The collection soon outgrew the building, and Hulman opened the current facility inside the gates in April 1976.
Visitors can view the Borg-Warner Trophy, a 5-foot sterling silver monument that bears the bas-relief likeness of each Indianapolis winner. And then there are the cars -- about 85 on display at all times.
"Virtually everything you see on the cars is original," Davidson said. "You can trace it all the way through, so we're very, very fortunate."
The collection includes Ray Harroun's Wasp, built in Indianapolis and the winner of the inaugural 500 almost a century ago; Joe Dawson's 1912 National; the 1922 Murphy Special, built by Duesenberg and the only race car to win both LeMans and the Indy 500; and all four of Foyt's winning cars. There's also the Belond Special that won in 1957 with Sam Hanks and in 1958 with Jimmy Bryan, the only car to win twice with different drivers.
Marking big events
More than 30 of the cars are race-winners. Others, such as the car driven in 1977 by Janet Guthrie, the first woman in the Indy 500, mark key events in racing history.
"It's an honor that I could have never expected," Guthrie said of her car's inclusion. "But I guess when you break a trail, I guess it's inevitable."

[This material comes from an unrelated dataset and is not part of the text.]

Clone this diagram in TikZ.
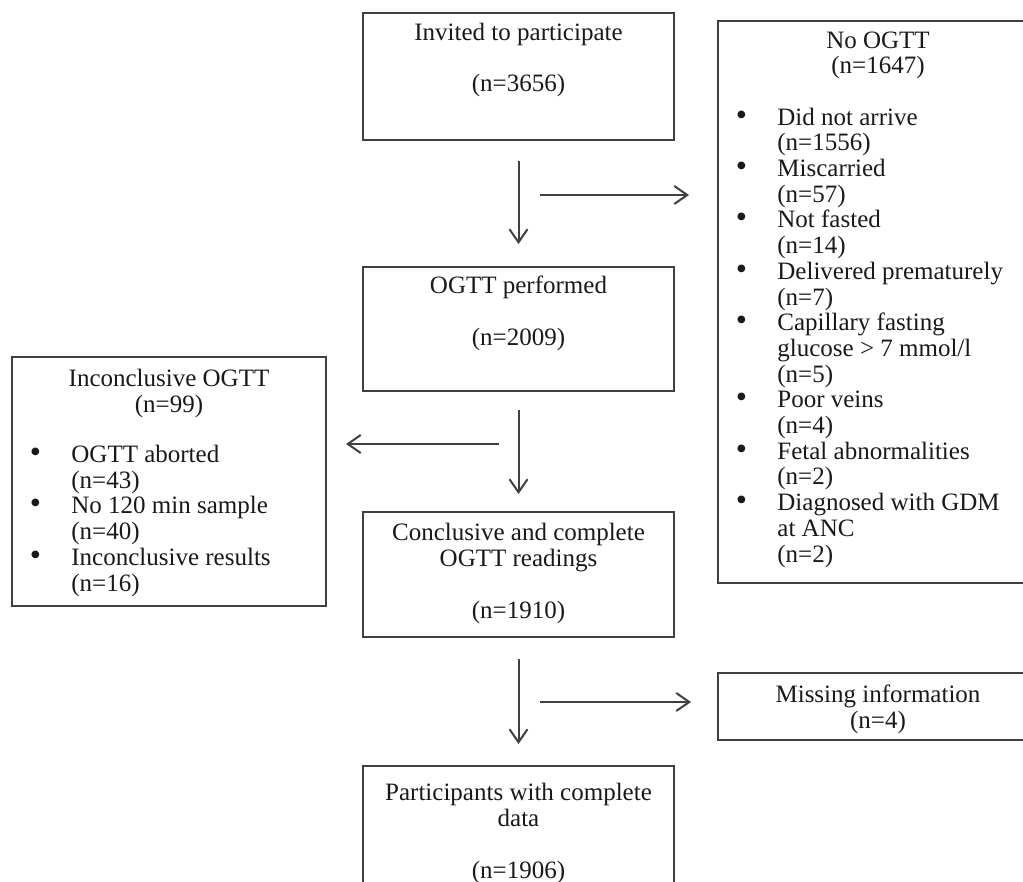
\documentclass[tikz,border=0pt]{standalone}
\usepackage{fontspec}
\setmainfont{Liberation Serif}
\usetikzlibrary{arrows.meta,positioning,fit}
\newcommand{\itm}{\llap{{\fontsize{16}{12.85}\selectfont\textbullet}\hspace{15.2pt}}}

\begin{document}
\begin{tikzpicture}[x=0.5pt,y=-0.5pt,
  box/.style={draw=black!75, line width=1pt, inner sep=0pt},
  txt/.style={font=\fontsize{12.5}{12.85}\selectfont, text=black!90, inner sep=0pt},
  arr/.style={draw=black!75, line width=1pt, -{Straight Barb[length=6.5pt,width=9pt]}}]
  \clip (0,0) rectangle (1023,882);

  % Main column (base = last line)
  \node[box, fit={(363,13) (674,140)}] (invited) {};
  \node[txt, align=center, anchor=base] (invitedT) at (518.5,92) {Invited to participate\\[12.85pt](n=3656)};

  \node[box, fit={(363,267) (674,391)}] (ogtt) {};
  \node[txt, align=center, anchor=base] (ogttT) at (518.5,345) {OGTT performed\\[12.85pt](n=2009)};

  \node[box, fit={(363,512) (674,637)}] (concl) {};
  \node[txt, align=center, anchor=base] (conclT) at (518.5,618) {Conclusive and complete\\OGTT readings\\[12.85pt](n=1910)};

  \node[box, fit={(363,766) (674,920)}] (partic) {};
  \node[txt, align=center, anchor=base] (particT) at (518.5,878) {Participants with complete\\data\\[12.85pt](n=1906)};

  % Exclusions
  \node[box, fit={(718,21) (1038,583)}] (nogtt) {};
  \node[txt, align=center, anchor=base] (nogttT) at (878,74) {No OGTT\\(n=1647)};
  \node[txt, align=left, anchor=base west] (nogttL) at (777,562) {\itm Did not arrive\\(n=1556)\\\itm Miscarried\\(n=57)\\\itm Not fasted\\(n=14)\\\itm Delivered prematurely\\(n=7)\\\itm Capillary fasting\\glucose > 7 mmol/l\\(n=5)\\\itm Poor veins\\(n=4)\\\itm Fetal abnormalities\\(n=2)\\\itm Diagnosed with GDM\\at ANC\\(n=2)};

  \node[box, fit={(12,357) (326,606)}] (inconc) {};
  \node[txt, align=center, anchor=base] (inconcT) at (169,412) {Inconclusive OGTT\\(n=99)};
  \node[txt, align=left, anchor=base west] (inconcL) at (71,591) {\itm OGTT aborted\\(n=43)\\\itm No 120 min sample\\(n=40)\\\itm Inconclusive results\\(n=16)};

  \node[box, fit={(718,673) (1038,740)}] (missing) {};
  \node[txt, align=center, anchor=base] (missingT) at (878,728) {Missing information\\(n=4)};

  % Arrows
  \draw[arr, shorten <=10pt, shorten >=11pt] (invited) -- (ogtt);
  \draw[arr, shorten <=9pt, shorten >=8.5pt] (ogtt) -- (concl);
  \draw[arr, shorten <=10.5pt, shorten >=10.5pt] (concl) -- (partic);

  \coordinate (b1) at (540,195);
  \coordinate (b2) at (499,444);
  \coordinate (b3) at (540,702);
  \draw[arr, shorten >=14pt] (b1) -- (b1 -| nogtt.west);
  \draw[arr, shorten >=9.5pt] (b2) -- (b2 -| inconc.east);
  \draw[arr, shorten >=13pt] (b3) -- (b3 -| missing.west);
\end{tikzpicture}
\end{document}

The oldest car is the one commissioned by Fisher, one of the Speedway's four founders, and built by Premier, an Indianapolis passenger car company. Fisher, who later drained a Florida swamp and turned it into Miami Beach, wanted to compete in the Vanderbilt Cup Race on Long Island, N.Y., America's most prestigious race at the time, but the Premier exceeded the 2,200-pound maximum.
"So what they did was try and make the thing as light as possible," Davidson said. "They started drilling holes in the frame."
After 470 holes, they stopped drilling, fearing any more would cause the body-less vehicle to collapse. The car was still 120 pounds too heavy, forcing a withdrawal.
Fisher raced the car, which cost 15,000, only once -- on Nov. 5, 1905, winning on the Indiana State Fairgrounds 1-mile horse track.
Honoring other races
Though heavy on its Indy 500 roots, the museum also pays homage to the other races held at the track each year -- Formula One's U.S. Grand Prix and NASCAR's Allstate 400 at the Brickyard. There also are midget and sprint cars and European sports cars; the NASCAR collection includes a No. 43 Pontiac driven by Richard Petty and Indiana native Tony Stewart's No. 20.
Martin Kieslich, a German exchange student, was pleased to see helmets worn by retired F1 driver Michael Schumacher during a recent visit, which included a museum-sponsored ride around the famed racetrack -- in a shuttle bus, though, not a race car.
"You always see the Indianapolis 500," Kieslich said. "It's strange to think that you yourself are on that track."
One of the most valuable cars in the museum's collection is a streamlined 1954 Formula One Mercedes-Benz. A similar car sold several years ago in England for about 10 million, Davidson said.
And one of the most exotic cars is a 1957 SS Corvette built from a stripped-down Jaguar D Type by a group of General Motors engineers who wanted to get into international competition to beat Ferrari and Maserati.
"I don't know if they even had a budget. They just started working on the thing," Davidson said.
The car had an experimental magnesium body and set a lap record at Sebring, Fla., but dropped out of the race early. Shortly after that, GM pulled the plug on the program.
Besides the Borg-Warner Trophy, the museum displays the 6-foot silver Wheeler-Schebler Trophy, which was commissioned from Tiffany & amp; Co. for about 10,000 and first awarded to the winner of a 300-mile race at the Speedway in 1909, the year the track opened and two years before the first 500. There also is a mammoth photo archive -- now being digitized -- dating to 1909.
Ron McQueeney, the Speedway director of photography, said the archive consists of 4 million images.
It's a fitting collection for the city known as the "racing capital of the world," said Adam Wardlow, 18, of nearby Martinsville.
"This is one of the main attractions of our city."